Corollary 2.5 from Atiyah-Macdonald small question

Question

I'm having a doubt in the proof of Corollary 2.5 from Atiyah-Macdonald's Introduction to Commutative Algebra (page 21).

The proof is simple: apply Proposition 2.4 (basically a version of Cayley-Hamilton's theorem) with the identity module homomorphism: from
$$
\phi^n+a_1\phi^{n-1}+…+a_n \text{ and } \phi(x)=x,
$$
we get
$$
x + a_1 x + a_2 x + … + a_{n-1}x+a_n = x(1+a_1+…+a_{n-1})+a_n.
$$

Proof follows by picking $x=1+a_1+…+a_n$ as if you could put in evidence the factor $x$ from the previous expression. But you can't. There is no $x$ multiplying the last $a_n$.

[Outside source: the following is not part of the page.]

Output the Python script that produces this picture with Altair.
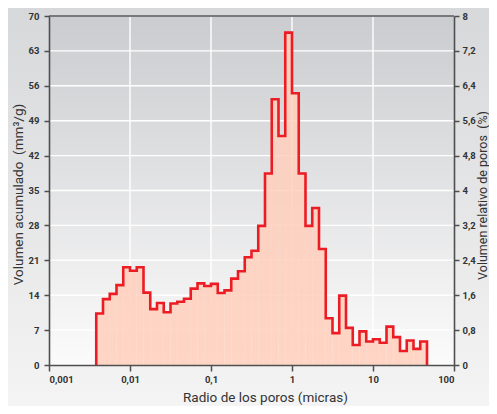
import altair as alt
import pandas as pd

# ---------------- data ----------------
# Relative pore volume (%) per bin; bins are 1/12 decade wide, first bin starts 7/12 decade above 0.001 µm
first_bin_index = 7
bins_per_decade = 12
rel_volume = [1.18, 1.51, 1.63, 1.83, 2.24, 2.16, 2.24, 1.66, 1.28, 1.42,
              1.21, 1.41, 1.45, 1.52, 1.75, 1.87, 1.81, 1.86, 1.65, 1.71,
              1.98, 2.15, 2.47, 2.62, 3.19, 4.39, 6.09, 5.25, 7.62, 6.23,
              4.39, 3.19, 3.60, 2.66, 1.07, 0.73, 1.59, 0.85, 0.46, 0.77,
              0.54, 0.59, 0.51, 0.88, 0.64, 0.32, 0.56, 0.37, 0.54]

x_ticks = [0.001, 0.01, 0.1, 1, 10, 100]
x_grid = [0.01, 0.1, 1, 10]
left_ticks = [0, 7, 14, 21, 28, 35, 42, 49, 56, 63, 70]
right_ticks = [0, 0.8, 1.6, 2.4, 3.2, 4, 4.8, 5.6, 6.4, 7.2, 8]

x_title = "Radio de los poros (micras)"
left_title = "Volumen acumulado \u00a0(mm³/g)"
right_title = "Volumen relativo de poros \u00a0(%)"

# bin edges in pore radius (µm)
edges = [0.001 * 10 ** ((first_bin_index + i) / bins_per_decade) for i in range(len(rel_volume) + 1)]
rows = [{"r": edges[0], "v": 0.0, "o": 0}]
for i, v in enumerate(rel_volume):
    rows.append({"r": edges[i], "v": v, "o": i + 1})
rows.append({"r": edges[-1], "v": 0.0, "o": len(rel_volume) + 1})
hist = pd.DataFrame(rows)

W, H = 405, 349
PAD_L, PAD_T, PAD_R, PAD_B = 41, 8, 35, 41

LABEL_FONT = "Roboto, Liberation Sans, sans-serif"
TITLE_FONT = LABEL_FONT
AX_COL = "#4f4f4f"

x_scale = alt.Scale(type="log", domain=[0.001, 100], nice=False)
x_axis = alt.Axis(values=x_ticks, labelExpr="replace(toString(datum.value), '.', ',')",
                  grid=False, tickSize=6, labelPadding=3, title=x_title,
                  titleX=216, titleY=36, titleBaseline="alphabetic", titleAlign="center",
                  zindex=1)

page_grad = alt.Gradient(gradient="linear", x1=0, x2=0, y1=0, y2=1,
                         stops=[alt.GradientStop(color="#d7d8da", offset=0),
                                alt.GradientStop(color="#f4f4f4", offset=1)])
plot_grad = alt.Gradient(gradient="linear", x1=0, x2=0, y1=0, y2=1,
                         stops=[alt.GradientStop(color="#cbcccf", offset=0),
                                alt.GradientStop(color="#fbfbfb", offset=1)])

one = alt.Data(values=[{"a": 1}])

page_bg = alt.Chart(one).mark_rect(color=page_grad).encode(
    x=alt.value(-PAD_L), x2=alt.value(W + PAD_R), y=alt.value(-PAD_T), y2=alt.value(H + PAD_B))
plot_bg = alt.Chart(one).mark_rect(color=plot_grad).encode(
    x=alt.value(0), x2=alt.value(W), y=alt.value(0), y2=alt.value(H))

vgrid = alt.Chart(pd.DataFrame({"g": x_grid})).mark_rule(color="white", strokeWidth=1.4).encode(
    x=alt.X("g:Q", scale=x_scale, axis=x_axis))

hgrid = alt.Chart(pd.DataFrame({"t": left_ticks})).mark_rule(color="white", strokeWidth=1.4).encode(
    y=alt.Y("t:Q", scale=alt.Scale(domain=[0, 70], nice=False),
            axis=alt.Axis(orient="left", values=left_ticks, grid=False, tickSize=5, labelPadding=5,
                          title=left_title, titleAngle=270, titleX=-27, titleY=178,
                          titleBaseline="alphabetic", titleAlign="center", zindex=1)))

top_rule = alt.Chart(one).mark_rule(color=AX_COL, strokeWidth=1.6).encode(
    x=alt.value(0), x2=alt.value(W), y=alt.value(0))

left = alt.layer(page_bg, plot_bg, vgrid, hgrid, top_rule)

y_right = alt.Y("v:Q", scale=alt.Scale(domain=[0, 8], nice=False),
                axis=alt.Axis(orient="right", values=right_ticks, grid=False, tickSize=5, labelPadding=3,
                              labelExpr="replace(format(datum.value, '.2~f'), '.', ',')",
                              title=right_title, titleAngle=270, titleX=32, titleY=179,
                              titleFontSize=12.5,
                              titleBaseline="alphabetic", titleAlign="center", zindex=1))

area = alt.Chart(hist).mark_area(interpolate="step-after", color="#ffcfbb", opacity=0.85).encode(
    x=alt.X("r:Q", scale=x_scale, axis=x_axis), y=y_right, order="o:Q")
line = alt.Chart(hist).mark_line(interpolate="step-after", color="#ec1c24", strokeWidth=2.6,
                                 strokeJoin="miter").encode(
    x=alt.X("r:Q", scale=x_scale, axis=x_axis), y=y_right, order="o:Q")

right = alt.layer(area, line)

chart = alt.layer(left, right).resolve_scale(y="independent").properties(
    width=W, height=H,
    autosize=alt.AutoSizeParams(type="none"),
    padding={"left": PAD_L, "top": PAD_T, "right": PAD_R, "bottom": PAD_B},
    background="#e6e7e8",
).configure_view(strokeWidth=0).configure_axis(
    labelFont=LABEL_FONT, labelFontSize=9.5, labelFontWeight="bold", labelColor="#333333",
    titleFont=TITLE_FONT, titleFontSize=13.5, titleFontWeight="normal", titleColor="#333333",
    domainColor=AX_COL, domainWidth=1.6, tickColor=AX_COL, tickWidth=1.5,
)

chart.save("out.html", embed_options={"renderer": "svg", "actions": False})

Can someone go through some trouble and explain what I'm missing? Thanks in advance.

Answer 1

I'm having a bit of trouble parsing what you're saying. I did look up the version in A-M. in A-M, $x$ is an element of $A$, defined to be the sum of the coefficients of the characteristic polynomial of $\phi=\textrm{id}_M$.

In detail the proof goes as follows:

Let $A$ be a commutative ring, $M$ a finitely generated $A$ module. If $I\subseteq A$ is an ideal such that $IM=M$, then there exists $x\in A$, $x\equiv 1 \pmod{I}$ such that $xM=0$.

Proof

Let $\phi=\textrm{id}_M$. $\phi(M)=M=IM$, so $\phi(M)\subseteq IM$. Then by 2.4 (generalized Cayley-Hamilton kinda) $\phi$ satisfies a polynomial equation $$\phi^n + a_1\phi^{n-1}+\cdots + a_n=0,$$ with $a_j\in I^j$. Let $x=1+a_1+\cdots + a_n$. Certainly $x\equiv 1\pmod{I}$. Then if $m\in M$, $$xm = (1+a_1+\cdots a_n)m = m + a_1m + \cdots a_nm = \phi^n(m) + a_1\phi^{n-1}(m)+\cdots a_nm=0.$$ Hence $x$ annihilates $M$, as desired.